Since it is likely that the truth of the origins of mainstream religion and the secrets behind its creation, as outlined in Age of Reason, are well known to some of the higher degree initiates who belong to secret societies, there must be concrete reasons why these secrets are not revealed to the masses.
We can reasonably presume that these groups do not disclose their hidden knowledge because they view religion as serving a fundamental purpose: as providing a measure of stability and control over the masses who would otherwise have nothing to hold their social bonds and obligations together. Uncontrollable chaos would surely ensue.
Because Paine was not an initiate, he was merely warned not to publish this work, but not harmed physically, as has been done many times to those who have sworn not to disclose the secrets of the “mysteries”. Ben Franklin wrote a strongly worded letter, rebuking Paine’s desire to expose the nature of religion, after reading some of Paine’s work.
In it he warned that his book would not change many hearts and minds, but would very likely bring down a furious hail storm on his own head until his last days, in addition to this correct prediction, Franklin stated that religion served an important purpose:
…Think how great a portion of mankind consists of weak and ignorant men and women, and of inexperienced, inconsiderate youth of both sexes, who have need of the motives of religion to restrain them from vice, to support their virtue, and retain them in the practice of it till it becomes habitual, which is the great point for its security.

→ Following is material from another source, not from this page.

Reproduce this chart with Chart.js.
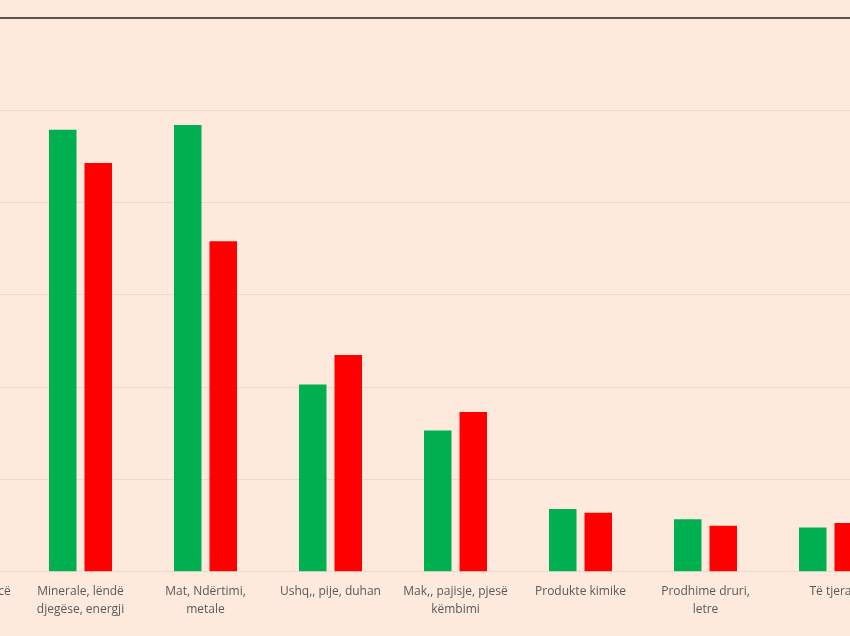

I would advise you, therefore, not to attempt unchaining the tiger, but to burn this piece before it is seen by any other person; whereby you will save yourself a great deal of mortification by the enemies it may raise against you, and perhaps a good deal of regret and repentance. If men are so wicked with religion, what would they be if without it.Ben Franklin
Here we have a clear statement by Franklin, a Mason and member of the occult Hellfire Club, an initiate into the mysteries, that he would not advise disclosing the truth about religion because it is a web which necessarily binds much of society together, and allows the ruling elite to maintain their power over nations and peoples.
After the publication of Age of Reason, Paine became an outspoken opponent of George Washington, another historic Freemason, whom he suspected was attempting to undermine him, which may or may not have been true.
Paine was subject to many attacks, much hostility, and rejection after his work was published. He was ostracized for the remainder of his life and six people attended his funeral. His body was not accepted into any cemetery and had to be buried on his own property.
His body was dug up later with intent to re-bury him back in Britain, but apparently the individual died before the task could be completed and the body was lost. Such was the fate of one of the most decent and purest revolutionaries who spent his entire life fighting for the liberation of humanity from all forms of bondage.